Chapter Forty-Two: Alex
I’m still seeing lag on the aft PDCs,” Alex said. “It’s only fifteen milliseconds, though. It’s not bad.”
“I hear you,” Amos said. “But I don’t have anything else I’m doing, and lag’s still lag. Give me a minute to isolate the line.”
“You got it,” Alex said. The flight deck was dim, the way he liked to keep it, but the dark wasn’t calming. Even the sounds of the Rocinante, familiar as the face in his mirror, seemed ominous. His back and shoulders were tight enough that he’d had a low-level headache for what felt like days, and he couldn’t guess the last time he’d slept through the night. And that was before Jim and Teresa had headed into the alien station with a stone-cold killer. Before Jim had infected himself with the protomolecule. Before Duarte had started reforging humanity into a single, enormous organism that seemed like it wanted to kill him and Amos and Naomi personally.
Put that way, a little lost sleep was probably appropriate.
“Okay,” Amos said. “Try now.”
Alex tapped the test routine. “Still seeing it.”
“Good. Now the aft PDC junction.”
“Same lag.”
“Aft general?”
“That looks good.”
Amos’ sigh had a facial expression that went with it, even though the big man wasn’t on camera. Raised eyebrows, lips pulling to one side, like a father watching his kid fail at something important. Equal parts affection and disappointment. “Well, that means it’s the vacuum channel between ’em.
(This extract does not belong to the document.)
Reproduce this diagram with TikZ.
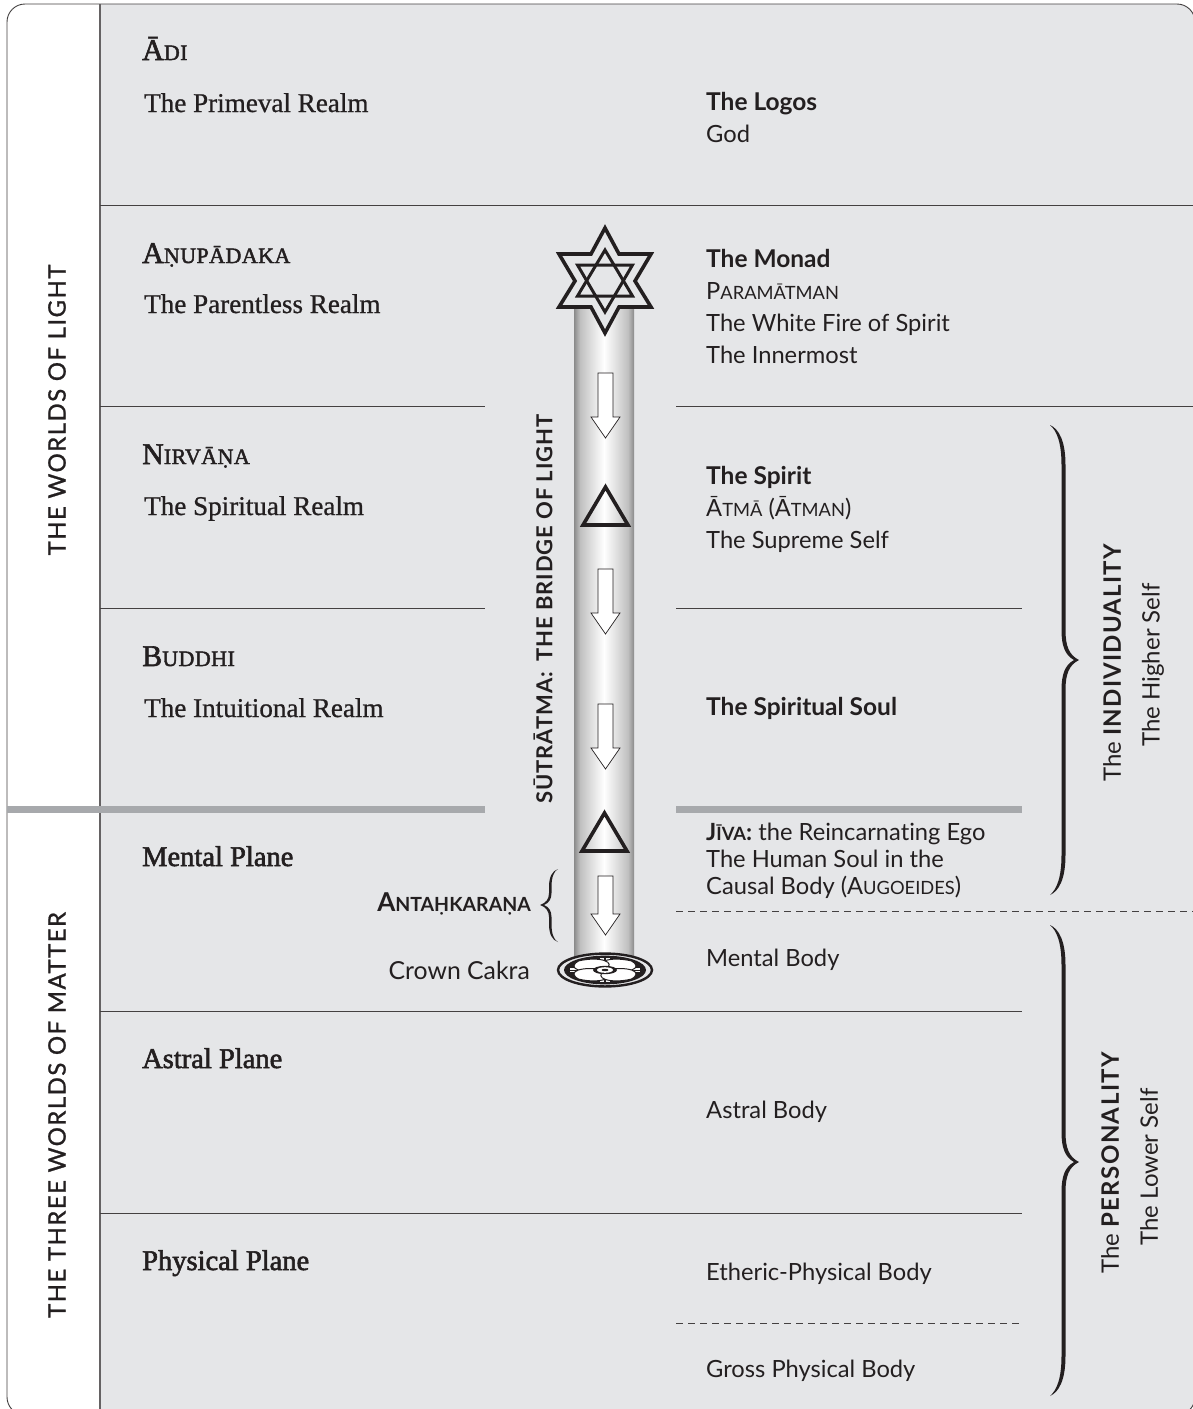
\documentclass[tikz,border=0pt]{standalone}
\usepackage{fontspec}
\setmainfont{Liberation Serif}
\setsansfont{Lato}[Ligatures=NoCommon]
\usetikzlibrary{positioning}
\definecolor{planegray}{HTML}{E5E6E8}
\definecolor{rulegray}{HTML}{A7A9AC}
\definecolor{inkdark}{HTML}{231F20}
\pgfdeclarehorizontalshading{shaftshade}{60bp}{
    color(0bp)=(black!60);
    color(4bp)=(black!50);
    color(10bp)=(black!25);
    color(20bp)=(black!12);
    color(30bp)=(white);
    color(40bp)=(black!12);
    color(50bp)=(black!25);
    color(56bp)=(black!50);
    color(60bp)=(black!60)
}
% small capitals by hand
\newcommand{\planecaps}[2]{{\fontsize{30}{32}\selectfont\addfontfeature{FakeBold=2}#1}{\fontsize{22}{24}\selectfont\addfontfeature{LetterSpace=2,FakeBold=2}#2}}
\newcommand{\bodycaps}[2]{#1{\fontsize{18.3}{22}\selectfont #2}}
\newcommand{\rbracepath}[3]{% top, tip, bottom (y values)
    \fill[inkdark] (1050,#1) .. controls (1059,#1+4) and (1065.5,#1+16) .. (1065.5,#1+40)
        -- (1065.5,#2-30) .. controls (1065.5,#2-14) and (1069,#2-5) .. (1079,#2)
        .. controls (1069,#2+5) and (1065.5,#2+14) .. (1065.5,#2+30)
        -- (1065.5,#3-40) .. controls (1065.5,#3-16) and (1059,#3-4) .. (1050,#3)
        .. controls (1057,#3-6) and (1061.5,#3-18) .. (1061.5,#3-40)
        -- (1061.5,#2+30) .. controls (1061.5,#2+14) and (1065,#2+5) .. (1074,#2)
        .. controls (1065,#2-5) and (1061.5,#2-14) .. (1061.5,#2-30)
        -- (1061.5,#1+40) .. controls (1061.5,#1+18) and (1057,#1+6) .. (1050,#1) -- cycle;
}
\newcommand{\downarrowbox}[2]{% top y of the arrow, length of its stem
    \draw[arrowbox] (598,#1) -- (613,#1) -- (613,#1+#2) -- (620,#1+#2) -- (605.5,#1+#2+21)
        -- (591,#1+#2) -- (598,#1+#2) -- cycle;
}

\begin{document}
\begin{tikzpicture}[
        x=1pt,
        y=-1pt,
        planename/.style={
            % The font
            font = \fontsize{28.5}{30}\selectfont\addfontfeature{FakeBold=2},
            color = inkdark,
            anchor = base west,
            inner sep = 0pt
        },
        realm/.style={
            font = \fontsize{27.1}{30}\selectfont\addfontfeature{FakeBold=0.8},
            color = inkdark,
            anchor = base west,
            inner sep = 0pt
        },
        body/.style={
            font = \fontsize{23.7}{28}\sffamily,
            color = inkdark,
            anchor = base west,
            inner sep = 0pt
        },
        bodybold/.style={
            body,
            font = \fontsize{24.5}{28}\sffamily\bfseries
        },
        sidelabel/.style={
            font = \fontsize{24}{28}\sffamily\addfontfeature{LetterSpace=6,FakeBold=1},
            color = inkdark,
            rotate = 90,
            inner sep = 0pt
        },
        selflabel/.style={
            font = \fontsize{24}{28}\sffamily,
            color = inkdark,
            rotate = 90,
            inner sep = 0pt
        },
        divider/.style={
            draw = inkdark!85,
            line width = 0.9pt
        },
        dashdivider/.style={
            divider,
            dash pattern = on 7pt off 5pt
        },
        thickrule/.style={
            draw = rulegray,
            line width = 7pt
        },
        arrowbox/.style={
            draw = inkdark,
            fill = white,
            line width = 0.7pt
        },
        triangleline/.style={
            draw = inkdark,
            line width = 3.6pt,
            miter limit = 10
        },
        starline/.style={
            draw = inkdark,
            line width = 3pt,
            miter limit = 10
        },
    ]
        \useasboundingbox (0,0) rectangle (1193,1409);
        \begin{scope}
            \clip (0,0) rectangle (1193,1409);

            % The panel
            \fill[white,rounded corners=18pt] (7,4) rectangle (1195,1415);
            \begin{scope}
                \clip[rounded corners=18pt] (7,4) rectangle (1195,1415);
                \fill[planegray] (100,0) rectangle (1195,1415);
            \end{scope}
            \draw[divider,rounded corners=18pt] (7,4) rectangle (1195,1415);
            \draw[divider,line width=1.2pt,draw=inkdark!70] (100,4) -- (100,1409);

            % The planes
            \draw[divider] (100,205) -- (1193,205);
            \draw[divider] (100,406) -- (485,406);
            \draw[divider] (676,406) -- (1193,406);
            \draw[divider] (100,608) -- (485,608);
            \draw[divider] (676,608) -- (1022,608);
            \draw[thickrule] (7,809) -- (485,809);
            \draw[thickrule] (676,809) -- (1022,809);
            \draw[dashdivider] (676,911) -- (1193,911);
            \draw[divider] (100,1011) -- (1022,1011);
            \draw[divider] (100,1213) -- (1022,1213);
            \draw[dashdivider] (676,1323) -- (1022,1323);
        \end{scope}

        % The bridge
        \shade[shading=shaftshade] (574,300) rectangle (634,972);
        \draw[starline,line width=3.6pt,fill=planegray] (605,228) -- (619,254) -- (651,254) -- (635,281)
            -- (651,307) -- (619,307) -- (605,333) -- (591,307) -- (559,307) -- (575,281)
            -- (559,254) -- (591,254) -- cycle;
        \draw[starline] (605,250) -- (632.5,296) -- (577.5,296) -- cycle;
        \draw[starline] (605,312) -- (632.5,265) -- (577.5,265) -- cycle;
        \downarrowbox{373}{44}
        \downarrowbox{569}{44}
        \downarrowbox{704}{44}
        \downarrowbox{876}{38}
        \draw[triangleline] (605.5,487) -- (628,525) -- (583,525) -- cycle;
        \draw[triangleline] (604.5,813) -- (627,851) -- (582,851) -- cycle;

        % The crown centre
        \begin{scope}[shift={(605,970)},yscale=0.35]
            \fill[planegray,draw=inkdark,line width=2.4pt] (0,0) circle (47);
            \fill[inkdark] (0,0) circle (41);
            \fill[white!70!planegray] (-35,-5) rectangle (35,5);
            \fill[white!70!planegray] (-5,-35) rectangle (5,35);
            \draw[inkdark,line width=0.9pt] (-41,0) -- (41,0);
            \draw[inkdark,line width=1.6pt] (0,-41) -- (0,41);
            \foreach \petalangle in {45,135,225,315} {
                \fill[white,draw=inkdark,line width=1pt,rotate=\petalangle]
                    (0,0) .. controls (8,-26) and (32,-24) .. (37,0)
                    .. controls (32,24) and (8,26) .. (0,0) -- cycle;
            }
            \fill[inkdark] (0,0) circle (12);
            \fill[white] (0,0) circle (8);
            \fill[inkdark] (0,0) circle (3.5);
        \end{scope}

        % Braces
        \rbracepath{425}{660}{895}
        \rbracepath{925}{1162}{1396}
        \fill[inkdark] (558,869) .. controls (552,871) and (549,877) .. (549,887)
            -- (549,893) .. controls (549,899) and (546,903) .. (540,905)
            .. controls (546,907) and (549,911) .. (549,917)
            -- (549,924) .. controls (549,934) and (552,940) .. (558,942)
            .. controls (554,940) and (551.5,934) .. (551.5,924)
            -- (551.5,917) .. controls (551.5,911) and (549,907) .. (544,905)
            .. controls (549,903) and (551.5,899) .. (551.5,893)
            -- (551.5,887) .. controls (551.5,877) and (554,871) .. (558,869) -- cycle;

        % The planes, left column
        \node (adiName) [planename] at (142,60) {\planecaps{Ā}{DI}};
        \node (adiRealm) [realm] at (144,112) {The Primeval Realm};
        \node (anupadakaName) [planename] at (142,263) {\planecaps{A}{ṆUPĀDAKA}};
        \node (anupadakaRealm) [realm] at (144,313) {The Parentless Realm};
        \node (nirvanaName) [planename] at (142,464) {\planecaps{N}{IRVĀṆA}};
        \node (nirvanaRealm) [realm] at (144,515) {The Spiritual Realm};
        \node (buddhiName) [planename] at (142,666) {\planecaps{B}{UDDHI}};
        \node (buddhiRealm) [realm] at (144,717) {The Intuitional Realm};
        \node (mentalName) [planename] at (142,866) {Mental Plane};
        \node (astralName) [planename] at (142,1068) {Astral Plane};
        \node (physicalName) [planename] at (142,1270) {Physical Plane};

        % The bodies, right column
        \node (logosName) [bodybold] at (706,110) {The Logos};
        \node (logosGod) [body] at (706,142) {God};
        \node (monadName) [bodybold] at (706,267) {The Monad};
        \node (monadSkt) [body] at (706,299) {\bodycaps{P}{ARAMĀTMAN}};
        \node (monadFire) [body] at (706,331) {The White Fire of Spirit};
        \node (monadInner) [body] at (706,363) {The Innermost};
        \node (spiritName) [bodybold] at (706,484) {The Spirit};
        \node (spiritSkt) [body] at (706,516) {\bodycaps{Ā}{TMĀ} (\bodycaps{Ā}{TMAN})};
        \node (spiritSelf) [body] at (706,548) {The Supreme Self};
        \node (soulName) [bodybold] at (706,715) {The Spiritual Soul};
        \node (jivaLine) [body] at (706,840) {{\bfseries\bodycaps{J}{ĪVA}:} the Reincarnating Ego};
        \node (humanLine) [body] at (706,867) {The Human Soul in the};
        \node (causalLine) [body] at (706,894) {Causal Body (\bodycaps{A}{UGOEIDES})};
        \node (mentalBody) [body] at (706,966) {Mental Body};
        \node (astralBody) [body] at (706,1118) {Astral Body};
        \node (ethericBody) [body] at (706,1280) {Etheric-Physical Body};
        \node (grossBody) [body] at (706,1377) {Gross Physical Body};

        % Labels beside the bridge
        \node (antahkarana) [body,anchor=base east,font=\fontsize{22}{26}\sffamily\bfseries] at (531,911) {\fontsize{26}{28}\selectfont A\fontsize{19.5}{22}\selectfont NTAḤKARAṆA};
        \node (crownCakra) [body,anchor=base east,font=\fontsize{24.8}{28}\sffamily] at (530,979) {Crown Cakra};
        \node (bridgeTitle) [selflabel,font=\fontsize{22}{26}\sffamily\bfseries\addfontfeature{LetterSpace=4.2}] at (543,609) {SŪTRĀTMA:\, THE BRIDGE OF LIGHT};

        % Side titles
        \node (worldsLight) [sidelabel] at (57,410) {THE WORLDS OF LIGHT};
        \node (worldsMatter) [sidelabel] at (57,1115) {THE THREE WORLDS OF MATTER};
        \node (individuality) [selflabel] at (1112,663) {The {\bfseries\addfontfeature{LetterSpace=5} INDIVIDUALITY}};
        \node (higherSelf) [selflabel] at (1153,665) {The Higher Self};
        \node (personality) [selflabel] at (1110,1163) {The {\bfseries\addfontfeature{LetterSpace=6} PERSONALITY}};
        \node (lowerSelf) [selflabel] at (1149,1167) {The Lower Self};

    \end{tikzpicture}
\end{document}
I’ll try flushing it.”
Naomi’s voice came from the flight deck below him and the system comms at the same time. “You need a hand with that?”
“I wouldn’t say no,” Amos replied. “It ain’t exactly a one-person job.”
“On my way, then.” And then, only through the air, “Alex, keep an eye on the gates. If anything transits in—”
“I’ll sing out. Don’t worry about that.”
“Thank you.”
“Hey, Naomi? I just want you to know, whatever happens, it’s been a real honor shipping with you all this time.”
“I don’t think I can take another farewell speech, Alex.”
“No. But I wanted you to know.”
There was a pause, and then she said, “It’s been an honor for me too.” And then she was gone, heading down toward the space between the hulls with Amos to fine-tune their ship one last time.
It felt weird, not having Teresa there to help Amos out. The kid hadn’t been on the Roci for all that long, but he’d gotten so used to her presence that the change threw him a little. Jim not being there was worse. He kept wanting to check in with him, see if he was sleeping or on the scopes or down getting some coffee. There was a part of Alex’s head that just couldn’t wrap itself around the idea that Jim wasn’t on the Roci. And that Clarissa wasn’t. And that Bobbie wasn’t.
Now that it looked like their last go-round, he saw that he’d always kind of expected everyone to show up again somehow. It was silly when he thought about it, but it didn’t feel ridiculous at all. Years had passed since Clarissa died, but Alex’s heart was still patiently waiting to see her name on the duty roster. Bobbie was gone—he’d watched her go—and he still expected to hear her voice in the galley, laughing and giving Amos their peculiar kind of rough sibling grief.
The dead were still around him, because he couldn’t bring himself to believe that they weren’t. He could know it. He could understand. But like a kid who’d lost something precious, he’d never been able to shake that sense that maybe, just maybe, if he looked again, it would be there. Maybe the people he loved weren’t gone forever. Maybe the past—his past, his losses, his mistakes—were close enough for him to reach back and fix them if he stretched just right. Maybe, despite everything, it could still be okay.
“Check it now,” Amos said, and Alex ran the test.
“Well, holy shit,” he said. “That did it.”
“No lag?”
“One millisecond.”
“Yeah, well, we’re not getting better than that,” Amos agreed. “I’m packing up the toolkit and moving on to the rail gun.”